DATA TO PROCESS:
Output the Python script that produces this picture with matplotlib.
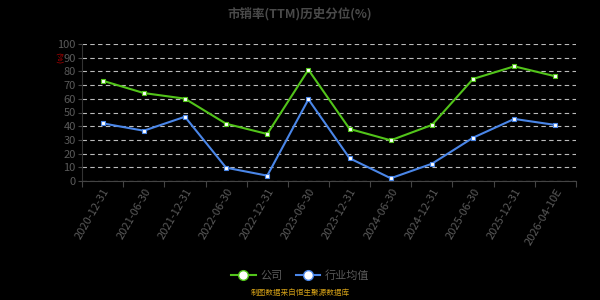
import matplotlib
matplotlib.use("Agg")
import matplotlib.pyplot as plt
from matplotlib.lines import Line2D

plt.rcParams['font.family'] = ['Noto Sans CJK SC', 'DejaVu Sans']

categories = ["2020-12-31", "2021-06-30", "2021-12-31", "2022-06-30", "2022-12-31",
              "2023-06-30", "2023-12-31", "2024-06-30", "2024-12-31", "2025-06-30",
              "2025-12-31", "2026-04-10E"]
company = [73.2, 64.2, 60.1, 41.8, 34.3, 81.2, 38.0, 29.7, 40.9, 74.5, 83.7, 76.4]
industry = [42.1, 36.7, 46.9, 9.7, 3.9, 59.6, 16.6, 2.0, 12.6, 31.6, 45.3, 40.9]
yticks = list(range(0, 101, 10))

green = "#52c41a"
blue = "#4a86e8"
gray = "#5a5a5a"

fig = plt.figure(figsize=(6, 3), dpi=100, facecolor="black")
ax = fig.add_axes([82/600, 1-181/300, (576-82)/600, (181-44)/300], facecolor="black")

x = list(range(len(categories)))
ax.plot(x, company, color=green, lw=1.5, marker="s", ms=3, mfc="white", mec=green, mew=0.8, zorder=3)
ax.plot(x, industry, color=blue, lw=1.5, marker="s", ms=3, mfc="white", mec=blue, mew=0.8, zorder=3)

ax.set_xlim(-0.5, len(categories)-0.5)
ax.set_ylim(0, 100)
ax.set_yticks(yticks)
ax.set_yticklabels([str(v) for v in yticks], color=gray, fontsize=8)
ax.set_xticks([i - 0.5 for i in range(len(categories)+1)], minor=False)
ax.set_xticklabels([])
ax.set_xticks(x, minor=True)
ax.set_xticklabels(categories, minor=True, rotation=60, ha="right", rotation_mode="anchor",
                   color=gray, fontsize=8)
ax.tick_params(axis="x", which="minor", length=0, pad=4)
ax.tick_params(axis="x", which="major", length=4, color="#444444")
ax.tick_params(axis="y", length=3, color="#444444", pad=1.5)
ax.grid(axis="y", color="#bbbbbb", ls=(0, (4, 3)), lw=0.8)
for s in ["top", "right"]:
    ax.spines[s].set_visible(False)
ax.spines["bottom"].set_color("#444444")
ax.spines["left"].set_color("#333333")

fig.text(0.5, 0.975, "市销率(TTM)历史分位(%)", ha="center", va="top", color="#4a4a4a",
         fontsize=9, fontweight="bold")
fig.text(58/600, 1-58/300, "(%)", rotation=270, ha="center", va="center", color="#cc0000", fontsize=5.5)

handles = [Line2D([0], [0], color=green, lw=1.5, marker="o", ms=7, mfc="white", mec=green),
           Line2D([0], [0], color=blue, lw=1.5, marker="o", ms=7, mfc="white", mec=blue)]
leg = fig.legend(handles, ["公司", "行业均值"], loc="center", bbox_to_anchor=(0.5, 1-276/300),
                 ncol=2, frameon=False, fontsize=8, handlelength=2.2, columnspacing=1.2,
                 handletextpad=0.4, labelcolor=gray)
fig.text(0.5, 1-293/300, "制图数据来自恒生聚源数据库", ha="center", va="center", color="#d4a017", fontsize=5.5)

fig.savefig("out.png", dpi=100, facecolor="black")
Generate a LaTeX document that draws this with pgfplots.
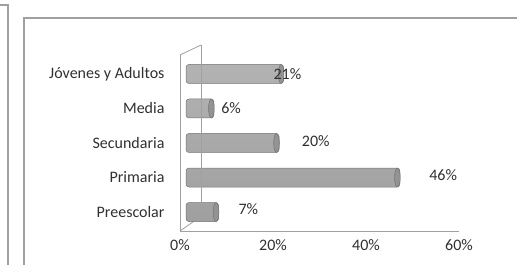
\documentclass[border=0pt]{standalone}
\usepackage{fontspec}
\setmainfont{Carlito}
\usepackage{pgfplots}
\usepackage{pgfplotstable}
\pgfplotsset{compat=1.18}
\definecolor{frame}{HTML}{A0A0A0}
\definecolor{txt}{HTML}{303030}
\pgfplotstableread{
y v
0 7
1 46
2 20
3 6
4 21
}\bars
\pgfplotstableread{
x y lab
14.7 0.08 7\%
56.6 1.06 46\%
29.2 2.06 20\%
11.0 3.02 6\%
23.1 4.0 21\%
}\labs
\begin{document}
\begin{tikzpicture}[x=1pt,y=1pt]
\useasboundingbox (0,0) rectangle (517,265);
\draw[frame, line width=1.3pt] (0,260) -- (8,260) -- (8,0);
\draw[frame, line width=1.3pt] (24,0) -- (24,247) -- (517,247);
\begin{axis}[
  at={(180pt,34pt)}, anchor=south west,
  scale only axis, width=279pt, height=176pt,
  xmin=0, xmax=60, ymin=-0.55, ymax=4.55,
  axis x line*=bottom, axis y line*=left,
  axis line style={frame, line width=0.8pt},
  xtick={0,20,40,60}, ytick={0,1,2,3,4},
  yticklabels={Preescolar,Primaria,Secundaria,Media,Jóvenes y Adultos},
  xticklabel={\pgfmathprintnumber{\tick}\%},
  /pgf/number format/assume math mode=true,
  major tick length=0pt,
  tick label style={font=\fontsize{16}{18}\selectfont, text=txt},
  xticklabel style={yshift=-5pt},
  yticklabel style={xshift=-12pt},
  clip=false,
]
\draw[frame, line width=0.8pt] (axis cs:0,4.55) -- ++(21pt,10pt);
\draw[frame, line width=0.8pt] (axis cs:0,-0.55) -- ++(20pt,14pt);
\addplot[xbar, bar width=19pt, xshift=6pt, draw=gray!90!black, line width=0.5pt,
  top color=gray!60, middle color=gray!8, bottom color=gray!75, rounded corners=3pt]
  table[x=v, y=y] {\bars};
\addplot[only marks, xshift=3.5pt, mark=*, mark size=9.5pt,
  mark options={xscale=0.3, draw=gray!90!black, line width=0.5pt, fill=gray!85}]
  table[x=v, y=y] {\bars};
\draw[frame, line width=0.8pt] ([shift={(21pt,10pt)}]axis cs:0,4.55) -- ([shift={(21pt,14pt)}]axis cs:0,-0.55);
\addplot[draw=none, mark=none, nodes near coords, point meta=explicit symbolic,
  every node near coord/.style={anchor=center, font=\fontsize{16}{18}\selectfont, text=txt}]
  table[x=x, y=y, meta=lab] {\labs};
\end{axis}
\end{tikzpicture}
\end{document}
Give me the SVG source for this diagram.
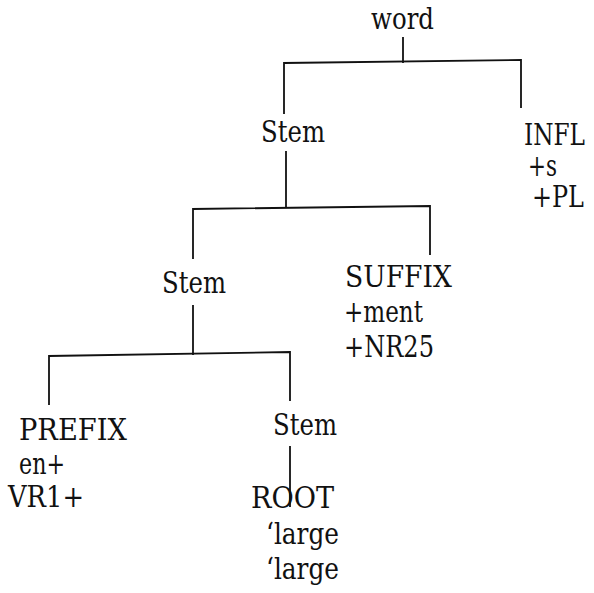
<svg xmlns="http://www.w3.org/2000/svg" width="594" height="593" viewBox="0 0 594 593">
<style>
text{font-family:'DejaVu Serif','Liberation Serif',serif;font-size:29px;fill:#111}
.c{fill:none;stroke:#111;stroke-width:1.8;stroke-linecap:square}
</style>
<rect width="594" height="593" fill="#fff"/>
<g id="connectors" class="c">
<path d="M403 38V62"/>
<path d="M284 113V63L521 60V107"/>
<path d="M286 152V207"/>
<path d="M193 258V209L430 206V254"/>
<path d="M193 306V354"/>
<path d="M49 404V356L290 352V400"/>
<path d="M290 447V506"/>
</g>
<g id="word"><text x="371" y="29" textLength="63" lengthAdjust="spacingAndGlyphs">word</text></g>
<g id="stem1"><text x="261" y="142" textLength="64" lengthAdjust="spacingAndGlyphs">Stem</text></g>
<g id="infl"><text x="585" y="145" text-anchor="end" textLength="61" lengthAdjust="spacingAndGlyphs">INFL</text><text x="528" y="176" textLength="29" lengthAdjust="spacingAndGlyphs">+s</text><text x="532" y="207" textLength="52" lengthAdjust="spacingAndGlyphs">+PL</text></g>
<g id="stem2"><text x="162" y="293" textLength="64" lengthAdjust="spacingAndGlyphs">Stem</text></g>
<g id="suffix"><text x="345" y="287" textLength="107" lengthAdjust="spacingAndGlyphs">SUFFIX</text><text x="344" y="322" textLength="79" lengthAdjust="spacingAndGlyphs">+ment</text><text x="344" y="357" textLength="90" lengthAdjust="spacingAndGlyphs">+NR25</text></g>
<g id="prefix"><text x="19" y="440" textLength="108" lengthAdjust="spacingAndGlyphs">PREFIX</text><text x="19" y="474" textLength="46" lengthAdjust="spacingAndGlyphs">en+</text><text x="8" y="507" textLength="76" lengthAdjust="spacingAndGlyphs">VR1+</text></g>
<g id="stem3"><text x="273" y="435" textLength="64" lengthAdjust="spacingAndGlyphs">Stem</text></g>
<g id="root"><text x="251" y="508" textLength="83" lengthAdjust="spacingAndGlyphs">ROOT</text><text x="266" y="544" textLength="73" lengthAdjust="spacingAndGlyphs">‘large</text><text x="266" y="579" textLength="73" lengthAdjust="spacingAndGlyphs">‘large</text></g>
</svg>
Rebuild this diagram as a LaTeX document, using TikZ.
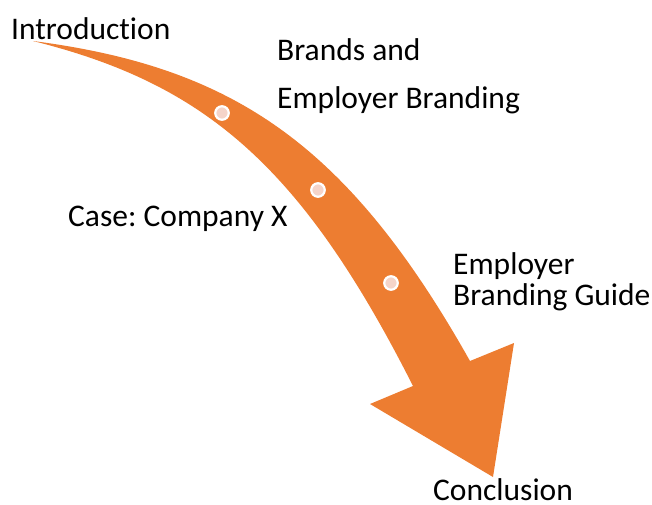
\documentclass[tikz,border=0pt]{standalone}
\usepackage{fontspec}
\setmainfont{Carlito}[Ligatures={NoCommon,NoContextual}]
\definecolor{arroworange}{HTML}{ED7D31}
\definecolor{dotpink}{HTML}{F5D4C9}
\frenchspacing
\begin{document}
\begin{tikzpicture}[x=1pt,y=-1pt,
  lbl/.style={anchor=base west, inner sep=0pt, font=\fontsize{31.5}{36}\selectfont},
  dot/.style={circle, fill=dotpink, draw=white, line width=2.2pt, minimum size=13.5pt, inner sep=0pt}]
\useasboundingbox (0,0) rectangle (652,505);
\fill[arroworange] (33,41) .. controls (233,67) and (347.5,143.5) .. (470,361)
  -- (514,343) -- (493,477) -- (370,404) -- (413,386)
  .. controls (300.5,163.5) and (203,83.5) .. (33,41) -- cycle;
\node[dot] (d1) at (222,113) {};
\node[dot] (d2) at (318,190) {};
\node[dot] (d3) at (391,283) {};
\node[lbl] (intro) at (11,40) {Introduction};
\node[lbl] (brands1) at (277,61) {Brands and};
\node[lbl] (brands2) at (277,109) {Employer Branding};
\node[lbl] (case) at (68,226) {Case: Company X};
\node[lbl] (guide1) at (453,274) {Employer};
\node[lbl] (guide2) at (453,305) {Branding Guide};
\node[lbl] (concl) at (433,500) {Conclusion};
\end{tikzpicture}
\end{document}
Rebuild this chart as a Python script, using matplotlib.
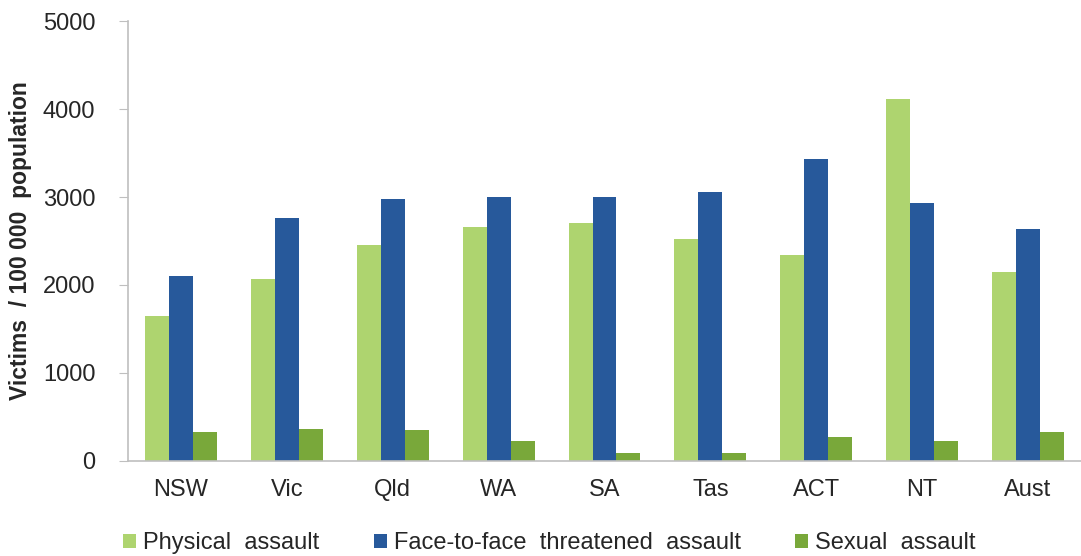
import numpy as np
import matplotlib.pyplot as plt
from matplotlib.patches import Patch

plt.rcParams['font.family'] = ['Liberation Sans', 'DejaVu Sans']

states = ['NSW', 'Vic', 'Qld', 'WA', 'SA', 'Tas', 'ACT', 'NT', 'Aust']
physical = [1650, 2068, 2451, 2655, 2708, 2523, 2345, 4110, 2144]
threatened = [2102, 2758, 2981, 3000, 3000, 3053, 3435, 2928, 2633]
sexual = [329, 367, 352, 224, 96, 96, 272, 224, 329]

series_names = ['Physical  assault', 'Face-to-face  threatened  assault', 'Sexual  assault']
colors = ['#AED46F', '#27599B', '#79A83A']

fig = plt.figure(figsize=(10.81, 5.56), dpi=100)
ax = fig.add_axes([0.1184, 0.1709, 0.8816, 0.7913])

x = np.arange(len(states))
w = 0.226
for i, (vals, c) in enumerate(zip([physical, threatened, sexual], colors)):
	ax.bar(x + (i - 1) * w, vals, width=w, color=c, linewidth=0)

ax.set_xlim(-0.5, len(states) - 0.5)
ax.set_ylim(0, 5000)
ax.set_yticks([0, 1000, 2000, 3000, 4000, 5000])
ax.set_xticks(x)
ax.set_xticklabels(states)

# axis styling
for s in ['top', 'right']:
	ax.spines[s].set_visible(False)
for s in ['left', 'bottom']:
	ax.spines[s].set_color('#BFBFBF')
	ax.spines[s].set_linewidth(1.2)
ax.tick_params(axis='y', length=6.5, color='#BFBFBF', pad=17, labelsize=17, labelcolor='#262626')
ax.tick_params(axis='x', length=0, pad=13, labelsize=17, labelcolor='#262626')

fig.text(0.019, 0.568, 'Victims  / 100 000  population', rotation=90, ha='center', va='center',
	fontsize=16.5, fontweight='bold', color='#262626')

# legend at bottom
handles = [Patch(facecolor=c, edgecolor='none') for c in colors]
fig.legend(handles, series_names, loc='center left', bbox_to_anchor=(0.114, 0.023), ncol=3,
	frameon=False, fontsize=17, handlelength=0.55, handleheight=0.55, handletextpad=0.3,
	columnspacing=2.3, labelcolor='#262626', borderaxespad=0, borderpad=0)

fig.savefig('out.png', dpi=100)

THE EXERCISE:
Give back the exact lines above, running from the one that has "Rebuild this chart" through the one that has "plt.rcParams['font.family'] = ['Liberation", with nothing added and no pictures.

EXERCISE RESULT:
Rebuild this chart as a Python script, using matplotlib.
import numpy as np
import matplotlib.pyplot as plt
from matplotlib.patches import Patch

plt.rcParams['font.family'] = ['Liberation Sans', 'DejaVu Sans']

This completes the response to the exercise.